Thirty-nine Indians abducted in Iraq by the Islamic State three years ago may be lodged in a jail in Badush in northwest Mosul, External Affairs Minister Sushma Swaraj on Sunday said, and added that her Iraqi counterpart Ibrahim Al Jaafari may bring fresh information about them when he visits India on July 24.
Swaraj on Sunday briefed family members of the abducted men, who are mostly from Punjab, about information gathered by the Minister of State for External Affairs, V K Singh, who was also present at the meeting and was sent to the Gulf nation after its Prime Minister announced the liberation of Mosul from the IS. She said an authoritative official, quoting intelligence sources, told Singh that the Indians were deployed at a hospital construction site and then shifted to a farm. They were then taken to a jail in Badush in West Mosul, where fighting between the IS and Iraqi forces is on.

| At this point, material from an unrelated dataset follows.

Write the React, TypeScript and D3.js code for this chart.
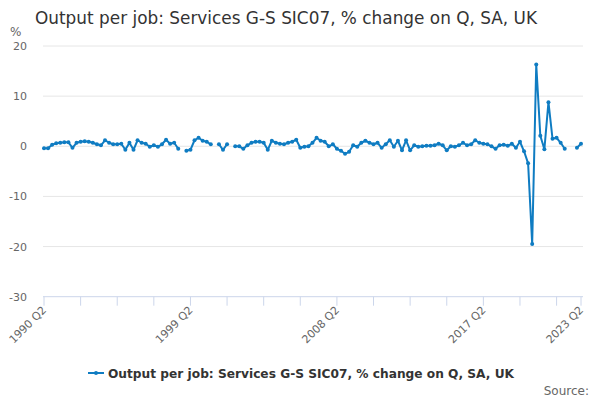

“East Mosul has been completely freed from IS and now buildings are being sanitised and authorities are not allowing civilians to go there as there may be bombs and other explosives,” Swaraj said. There would be fresh information once the fighting in Badush was over, she added.
The Indians are believed to have been abducted in Mosul in June, 2014 and their families had made frantic calls to the MEA when Mosul was liberated from the grip of IS by Iraqi forces. However, they expressed disappointment after their meeting with Swaraj.
“Jeri umeed bani si oh vi tor diti (The little hope we had is shattered),” said Gurpinder Kaur, sister of one Manjinder Singh who went missing. “In the meeting last month, the minister told us that the men were in a church and once Mosul was freed from IS militants, they would be rescued and brought back. Today she said that they are probably in a prison in Badush. While the church is on the eastern side, Badush prison is on the west.
When I asked about this, V K Singh said that the information relating to the church was not substantial. He said that he had met Iraq’s National Security Advisor in Baghdad who told him that the group of Indians were kept in Badush prison sometime ago,” said Gurpinder, adding that Singh said that the Iraq government was not aware of the latest developments.
“ Hun sab rab de aasre hai (It is all in God’s hands now). We have been told to wait till the fight is over in Badush,” said Gurpinder. Devinder Singh, brother of one Gobinder Singh, said, “We have been told that it might take two to three months before the fight is over in Badush.”